Data is everything these days and it’s the currency that these social web companies trade under. Facebook aren’t worth $100 billion because they have 850 million users. They are worth that much because they have mountains of data on those 850 million users. The rule is pretty simple and we all should be aware of the role that we play: they make the service better so as we can put more of our data in there which, in turn, makes the service better for us and makes them more valuable. It’s a vicious circle. Dave Morin who founded Path knows the game because he pretty much invented the Facebook platform so any notion of it being an innocent mistake is ludicrous. They knew exactly what they were doing.

The bottom line is most people don’t really care about their address book. I certainly couldn’t care less and a whole generation of people under the age of 20 don’t even have a clue what privacy is anymore. In a couple of years, you’ll be connected to your friends by simply scanning your face through a webcam, by powering up your phone, or even by walking into a building.

Companies like Google and Amazon have had tons of information stored on us for years and even the holier than thou Apple were busted tracking people’s phones round last year. The bottom line is bloggers and the general public will keep catching people like Path doing stuff like this, but it won’t matter because the big guys will win in the end.

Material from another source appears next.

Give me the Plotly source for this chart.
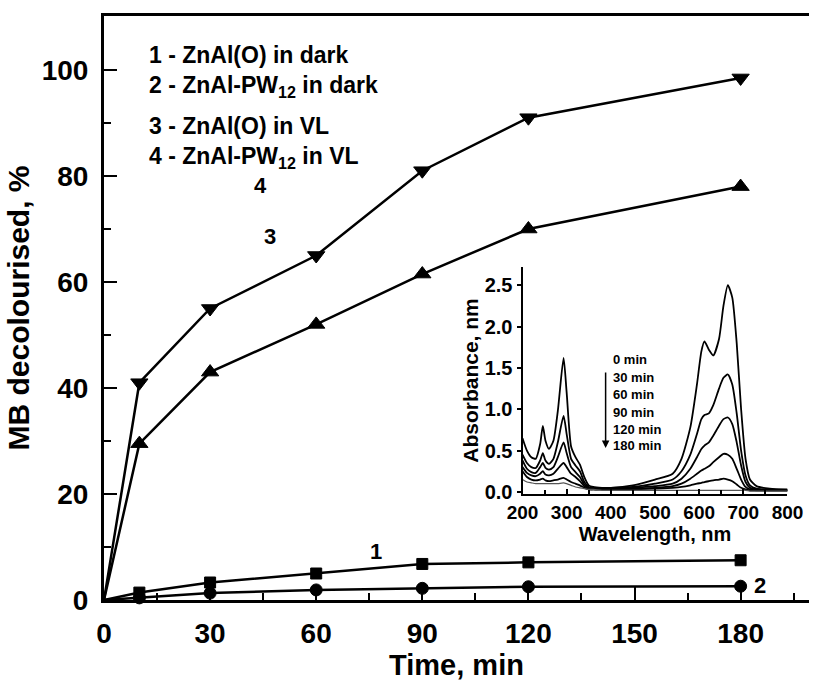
import plotly.graph_objects as go

# ---------------- main chart data ----------------
TIME = [0, 10, 30, 60, 90, 120, 180]
S1_ZNALO_DARK = [0, 1.4, 3.3, 5.0, 6.8, 7.1, 7.5]
S2_ZNALPW_DARK = [0, 0.4, 1.3, 1.9, 2.2, 2.5, 2.6]
S3_ZNALO_VL = [0, 29.5, 43, 52, 61.5, 70, 78]
S4_ZNALPW_VL = [0, 41, 55, 65, 81, 91, 98.5]

X_TICKS = [0, 30, 60, 90, 120, 150, 180]
Y_TICKS = [0, 20, 40, 60, 80, 100]

LEGEND_LINES = [
    "1 - ZnAl(O) in dark",
    "2 - ZnAl-PW<sub>12</sub> in dark",
    "3 - ZnAl(O) in VL",
    "4 - ZnAl-PW<sub>12</sub> in VL",
]

# ---------------- inset spectra data ----------------
WL = [200, 210, 220, 230, 240, 246, 252, 260, 270, 280, 293, 300, 310, 320, 330,
      340, 350, 360, 380, 400, 450, 500, 540, 560, 580, 595, 605, 612, 622, 632,
      645, 655, 665, 675, 685, 695, 705, 715, 730, 760, 800]
A_0 = [0.65, 0.50, 0.42, 0.40, 0.58, 0.80, 0.62, 0.52, 0.62, 0.98, 1.62, 1.20, 0.55, 0.42, 0.33,
       0.18, 0.08, 0.06, 0.05, 0.05, 0.08, 0.15, 0.22, 0.40, 0.78, 1.30, 1.70, 1.82, 1.72, 1.65,
       1.85, 2.25, 2.50, 2.35, 1.80, 1.00, 0.40, 0.15, 0.07, 0.04, 0.03]
A_30 = [0.45, 0.35, 0.30, 0.29, 0.38, 0.47, 0.38, 0.34, 0.40, 0.60, 0.92, 0.70, 0.40, 0.32, 0.25,
        0.12, 0.06, 0.05, 0.05, 0.05, 0.06, 0.10, 0.15, 0.25, 0.45, 0.70, 0.88, 0.93, 0.95, 1.05,
        1.25, 1.38, 1.42, 1.30, 0.95, 0.50, 0.20, 0.08, 0.04, 0.03, 0.02]
A_60 = [0.38, 0.28, 0.24, 0.23, 0.30, 0.35, 0.29, 0.27, 0.30, 0.42, 0.60, 0.47, 0.30, 0.24, 0.18,
        0.09, 0.05, 0.04, 0.04, 0.04, 0.05, 0.07, 0.10, 0.16, 0.28, 0.42, 0.52, 0.56, 0.60, 0.68,
        0.80, 0.88, 0.90, 0.82, 0.60, 0.32, 0.12, 0.05, 0.03, 0.02, 0.02]
A_90 = [0.30, 0.23, 0.20, 0.19, 0.22, 0.25, 0.21, 0.20, 0.22, 0.28, 0.35, 0.30, 0.22, 0.18, 0.13,
        0.07, 0.04, 0.03, 0.03, 0.03, 0.04, 0.05, 0.07, 0.10, 0.16, 0.22, 0.26, 0.28, 0.31, 0.36,
        0.42, 0.46, 0.45, 0.40, 0.28, 0.15, 0.06, 0.03, 0.02, 0.02, 0.02]
A_120 = [0.25, 0.18, 0.15, 0.14, 0.15, 0.16, 0.14, 0.13, 0.14, 0.15, 0.17, 0.15, 0.12, 0.10, 0.08,
         0.05, 0.03, 0.03, 0.03, 0.03, 0.03, 0.04, 0.05, 0.06, 0.08, 0.10, 0.11, 0.12, 0.13, 0.14,
         0.15, 0.16, 0.15, 0.13, 0.09, 0.05, 0.03, 0.02, 0.02, 0.02, 0.02]
A_180 = [0.15, 0.12, 0.11, 0.10, 0.10, 0.10, 0.10, 0.10, 0.10, 0.10, 0.11, 0.10, 0.08, 0.06, 0.05,
         0.04, 0.03, 0.03, 0.02, 0.02, 0.02, 0.02, 0.02, 0.02, 0.02, 0.02, 0.02, 0.02, 0.02, 0.02,
         0.02, 0.02, 0.02, 0.02, 0.02, 0.02, 0.02, 0.01, 0.01, 0.01, 0.01]
SPECTRA_LABELS = ["0 min", "30 min", "60 min", "90 min", "120 min", "180 min"]
WL_TICKS = [200, 300, 400, 500, 600, 700, 800]
ABS_TICKS = [0.0, 0.5, 1.0, 1.5, 2.0, 2.5]

FONT = "Liberation Sans, Arial, sans-serif"
W, H = 825, 684
ML, MR, MT, MB = 104, 0, 16, 84
PW, PH = W - ML - MR, H - MT - MB

fig = go.Figure()

def msizes(size):
    return [0 if t == 0 else size for t in TIME]

main_series = [
    (S1_ZNALO_DARK, "square", 11),
    (S2_ZNALPW_DARK, "circle", 12),
    (S3_ZNALO_VL, "triangle-up", 15),
    (S4_ZNALPW_VL, "triangle-down", 15),
]
for ys, sym, sz in main_series:
    fig.add_trace(go.Scatter(
        x=TIME, y=ys, mode="lines+markers",
        line=dict(color="black", width=2.5),
        marker=dict(symbol=sym, size=msizes(sz), color="black", opacity=1,
                    line=dict(color="black", width=1)),
        showlegend=False, cliponaxis=False))

spectra = [A_0, A_30, A_60, A_90, A_120, A_180]
for i, a in enumerate(spectra):
    last = i == len(spectra) - 1
    fig.add_trace(go.Scatter(
        x=WL, y=a, mode="lines", xaxis="x2", yaxis="y2",
        line=dict(color="#555555" if last else "black", width=1.2 if last else 1.8,
                  shape="spline", smoothing=0.6),
        showlegend=False))

# inset domain in paper coords
ix0, ix1 = (532 - ML) / PW, (803 - ML) / PW
iy0, iy1 = (MT + PH - 494) / PH, (MT + PH - 267) / PH

BOLD = dict(family=FONT, weight="bold", color="black")

fig.update_layout(
    width=W, height=H,
    margin=dict(l=ML, r=MR, t=MT, b=MB),
    paper_bgcolor="white", plot_bgcolor="white",
    font=dict(family=FONT, color="black"),
    xaxis=dict(
        range=[0, PW / 3.617], tickvals=X_TICKS, showgrid=False, zeroline=False,
        showline=True, linewidth=3, linecolor="black", mirror=True,
        ticks="inside", ticklen=13, tickwidth=2, tickcolor="black",
        minor=dict(dtick=15, tick0=0, ticks="inside", ticklen=7, tickwidth=2, tickcolor="black"),
        tickfont=dict(size=28, **BOLD), ticklabelstandoff=6,
        title=dict(text="Time, min", font=dict(size=29, **BOLD), standoff=0),
    ),
    yaxis=dict(
        range=[0, PH / 5.3], tickvals=Y_TICKS, showgrid=False, zeroline=False,
        showline=True, linewidth=3, linecolor="black",
        ticks="inside", ticklen=13, tickwidth=2, tickcolor="black",
        minor=dict(dtick=10, tick0=0, ticks="inside", ticklen=7, tickwidth=2, tickcolor="black"),
        tickfont=dict(size=28, **BOLD), ticklabelstandoff=7,
        title=dict(text="MB decolourised, %", font=dict(size=30, **BOLD), standoff=4),
    ),
    xaxis2=dict(
        domain=[ix0, ix1], anchor="y2", range=[200, 800], tickvals=WL_TICKS,
        showgrid=False, zeroline=False, showline=True, linewidth=2, linecolor="black",
        ticks="inside", ticklen=5, tickwidth=1.5, tickcolor="black",
        minor=dict(dtick=50, tick0=200, ticks="inside", ticklen=4, tickwidth=1.5, tickcolor="black"),
        tickfont=dict(size=19, **BOLD),
        title=dict(text="Wavelength, nm", font=dict(size=20, **BOLD), standoff=0),
    ),
    yaxis2=dict(
        domain=[iy0, iy1], anchor="x2", range=[-0.025, 2.72], tickvals=ABS_TICKS,
        tickformat=".1f", showgrid=False, zeroline=False, showline=True, linewidth=2,
        linecolor="black", ticks="outside", ticklen=4, tickwidth=1.5, tickcolor="black",
        tickfont=dict(size=20, **BOLD),
        title=dict(text="Absorbance, nm", font=dict(size=21, **BOLD), standoff=0),
    ),
)

# legend block (text lines)
legend_y_px = [55, 87, 126, 157]
for txt, ypx in zip(LEGEND_LINES, legend_y_px):
    fig.add_annotation(
        x=(148 - ML) / PW, y=(MT + PH - ypx) / PH, xref="paper", yref="paper",
        text=txt, showarrow=False, xanchor="left", yanchor="middle",
        font=dict(size=23, **BOLD))

# curve numbers
curve_labels = [("1", 77, 9.2), ("2", 185.5, 2.8), ("3", 46.8, 68.5), ("4", 44.3, 78.3)]
for t, xv, yv in curve_labels:
    fig.add_annotation(x=xv, y=yv, xref="x", yref="y", text=t,
                       showarrow=False, font=dict(size=22, **BOLD))

# inset time labels
inset_label_px = [359, 377, 394, 412, 429, 446]
for t, ypx in zip(SPECTRA_LABELS, inset_label_px):
    fig.add_annotation(
        x=(622 - ML) / PW, y=(MT + PH - ypx) / PH, xref="paper", yref="paper",
        text=t, showarrow=False, xanchor="left", yanchor="middle",
        font=dict(size=13, **BOLD))

# arrow in inset
fig.add_annotation(
    x=(617 - ML) / PW, y=(MT + PH - 448) / PH, xref="paper", yref="paper",
    ax=0, ay=-77, text="", showarrow=True, arrowhead=2, arrowsize=1,
    arrowwidth=1.5, arrowcolor="black")

fig.write_html("out.html", config={"displayModeBar": False},
               post_script="document.body.style.margin='0';document.body.style.overflow='hidden';")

It’s nearly an unwritten rule of the web now that by using these services you are giving up your data. That is how they make their money and the more data they get their hands on, the richer they become. Path got caught this time but it doesn’t really matter in the greater scheme of things because there are more and more of these companies coming along, they are all after our data and at the end of the day, they are much smarter than us so they’ll end up getting it. Most of them already have it anyway; Path was just unlucky to have a celebrity founder and got caught in the crossfire.